The Poiriers’ business insurer, Vermont Mutual Insurance Co., paid the substantive damages on the bodily injury claim — $696,669.48, which represented all of the Poiriers’ liability to the Mastons except for their attorney’s fees and interest. The insurer then asked for a declaratory judgment as to whether it was also responsible for the Mastons’ attorney’s fees. The Poiriers claimed their insurer should cover the attorney’s fees in addition to the costs of the bodily injury.
The business policy’s liability coverage form provided that Vermont Mutual would pay for “damages because of bodily injury.” It also provided that Vermont Mutual had a duty to defend the insured against any “suit seeking those damages.” A supplementary payments provision also stated that in addition to the limit of insurance, the insurer would also pay certain expenses related to the claim or suit covered by the policy, including “[a]ll costs taxed against the insured in the ‘suit.’

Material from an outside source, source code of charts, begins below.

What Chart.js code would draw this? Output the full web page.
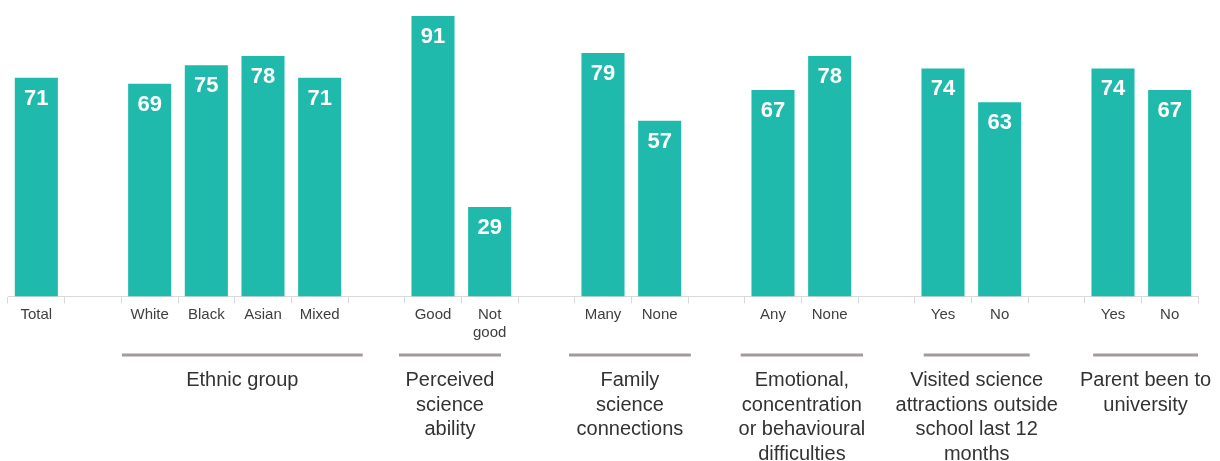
<!DOCTYPE html>
<html>
<head>
<meta charset="utf-8">
<script src="https://cdn.jsdelivr.net/npm/chart.js@4"></script>
<style>
  body { margin: 0; background: #fff; }
  canvas { display: block; }
</style>
</head>
<body>
<canvas id="barChart" width="1220" height="461"></canvas>
<script>
// Categories (empty strings are spacer slots between groups)
const categories = [
  'Total', '', 'White', 'Black', 'Asian', 'Mixed', '',
  ['Good'], ['Not', 'good'], '', 'Many', 'None', '',
  'Any', 'None', '', 'Yes', 'No', '', 'Yes', 'No'
];
const values = [
  71, null, 69, 75, 78, 71, null,
  91, 29, null, 79, 57, null,
  67, 78, null, 74, 63, null, 74, 67
];
const groupNames = [
  ['Ethnic group'],
  ['Perceived', 'science', 'ability'],
  ['Family', 'science', 'connections'],
  ['Emotional,', 'concentration', 'or behavioural', 'difficulties'],
  ['Visited science', 'attractions outside', 'school last 12', 'months'],
  ['Parent been to', 'university']
];
// span of each group underline, in category-slot units
const groupSpans = [
  [2.01, 6.26], [6.9, 8.7], [9.9, 12.05], [12.93, 15.09], [16.16, 18.03], [19.15, 21.0]
];

const ctx = document.getElementById('barChart').getContext('2d');

// Value labels inside the top of each bar
const valueLabels = {
  id: 'valueLabels',
  afterDatasetsDraw(chart) {
    const { ctx } = chart;
    const meta = chart.getDatasetMeta(0);
    ctx.save();
    ctx.fillStyle = '#ffffff';
    ctx.font = 'bold 22px "Liberation Sans", Arial, sans-serif';
    ctx.textAlign = 'center';
    ctx.textBaseline = 'middle';
    meta.data.forEach((bar, i) => {
      if (values[i] == null) return;
      ctx.fillText(String(values[i]), bar.x, bar.y + 21);
    });
    ctx.restore();
  }
};

// Group underlines and group titles below the axis
const groupLabels = {
  id: 'groupLabels',
  afterDraw(chart) {
    const { ctx, chartArea } = chart;
    const slot = (chartArea.right - chartArea.left) / categories.length;
    ctx.save();
    groupSpans.forEach((span, g) => {
      const x1 = chartArea.left + span[0] * slot;
      const x2 = chartArea.left + span[1] * slot;
      ctx.strokeStyle = '#a39b9b';
      ctx.lineWidth = 3;
      ctx.beginPath();
      ctx.moveTo(x1, chartArea.bottom + 58.5);
      ctx.lineTo(x2, chartArea.bottom + 58.5);
      ctx.stroke();

      ctx.fillStyle = '#333333';
      ctx.font = '20px "Liberation Sans", Arial, sans-serif';
      ctx.textAlign = 'center';
      ctx.textBaseline = 'middle';
      const cx = (x1 + x2) / 2;
      groupNames[g].forEach((line, k) => {
        ctx.fillText(line, cx, chartArea.bottom + 84 + k * 24.5);
      });
    });
    ctx.restore();
  }
};

new Chart(ctx, {
  type: 'bar',
  data: {
    labels: categories,
    datasets: [{
      data: values,
      backgroundColor: '#20baad',
      borderWidth: 0,
      barPercentage: 0.76,
      categoryPercentage: 1.0
    }]
  },
  options: {
    responsive: false,
    animation: false,
    layout: { padding: { top: 16, left: 8, right: 22, bottom: 0 } },
    plugins: {
      legend: { display: false },
      tooltip: { enabled: false }
    },
    scales: {
      x: {
        offset: true,
        afterFit(scale) { scale.height = 164.5; },
        grid: {
          offset: true,
          drawOnChartArea: false,
          drawTicks: true,
          tickLength: 7,
          color: '#d9d9d9'
        },
        border: { color: '#d9d9d9', width: 1 },
        ticks: {
          color: '#404040',
          padding: 3,
          maxRotation: 0,
          autoSkip: false,
          font: { family: '"Liberation Sans", Arial, sans-serif', size: 15, lineHeight: 1.15 }
        }
      },
      y: {
        display: false,
        min: 0,
        max: 91
      }
    }
  },
  plugins: [valueLabels, groupLabels]
});
</script>
</body>
</html>
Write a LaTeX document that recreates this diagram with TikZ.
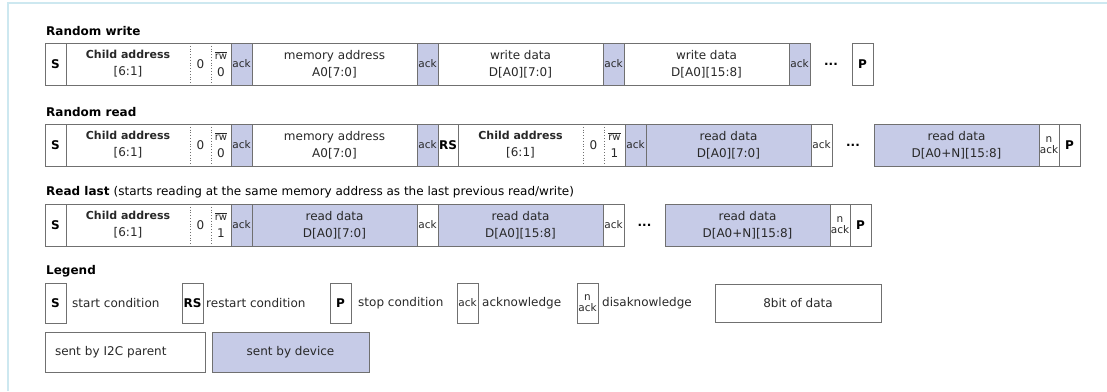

A judge of the Superior Court held that the policy did cover the attorney’s fees and an appeals judge upheld that. However, the high court has now reversed.
The trial judge found that Servpro had violated Chapter 93A by committing a breach of the implied warranty of merchantability, although he did not find that it had acted knowingly or willfully and therefore did not award multiple damages. Based on Mrs. Maston’s injuries, he found damages for $696,669.48. Having established a violation of Chapter 93A, the judge also imposed liability for costs and attorney’s fees. The judge found that the Mastons were entitled to $215,328.00 in fees and $15,447.61 in costs.
The trial court judge held that the award of attorney’s fees fell into the policy’s coverage for sums that the insured becomes legally obligated to pay as “damages because of ‘bodily injury,’” and therefore Vermont Mutual had to cover the them. The judge, however, rejected the alternative argument that attorney’s fees were covered by the provision in the policy that authorized the payment of costs.
The appeals court affirmed both the substantive findings and the award of attorney’s fees and costs, and imposed further appellate attorney’s fees of $21,600 and appellate costs of $1,970,35. Vermont Mutual appealed, and the state’s high court took on the matter.
The primary issue was the clause providing liability coverage, which states that Vermont Mutual will pay those sums that the insured becomes legally obligated to pay as “damages because of bodily injury.”
There was no dispute that the attorney’s fees themselves were not “bodily injury,” either under the definition in the policy or according to the plain meaning of the term. The disagreement stemmed from the words connecting the two — whether the insureds were liable for the attorney’s fees “as damages because of” Mrs. Maston’s bodily injury.
On its face, Judge Kafker wrote, damages caused by bodily injury refer to the physical injuries and the money damages required to compensate them. But attorney’s fees for Chapter 93A claims are different. They reflect the cost of bringing suit to recover the 93A relief and parties are ordinarily responsible for paying their own attorney’s fees, even if they succeed.
While there are fee-shifting provisions that allow courts to award both damages and attorney’s fees, “that does not mean they award attorney’s fees as damages,” according to the court.
“Damages and attorney’s fees are conceptually different, and are so recognized under that chapter. The insurance contract here only provides for the recovery of ‘damages.’ Therefore, attorney’s fees awarded pursuant to G. L. c. 93A are not recoverable as damages under the insurance contract,” Judge Kafker wrote.
Regarding the provision for the insurer to pay costs “taxed against the insured,” the court concluded that this provision does not cover statutory awards of attorney’s fees. Again, the court distinguished between costs and attorney’s fees, ruling that the word “costs,” as applied to proceedings in court, “ordinarily means only legal or taxable costs, and does not include attorneys’ fees.”
The Mastons pointed out that, after the Vermont Mutual policy was issued, the Insurance Services Office amended the supplemental payments provision to expressly provide that the payments for costs “do not include attorneys’ fees or attorneys’ expenses taxed against the insured.” But the Massachusetts high court said that the “absence of an express exclusion does not operate to create coverage” in the policy in this case, even if other policies contain an express exclusion.
The American Property Casualty Insurance Association and the Complex Insurance Claims Litigation Association submitted amicus briefs in the case.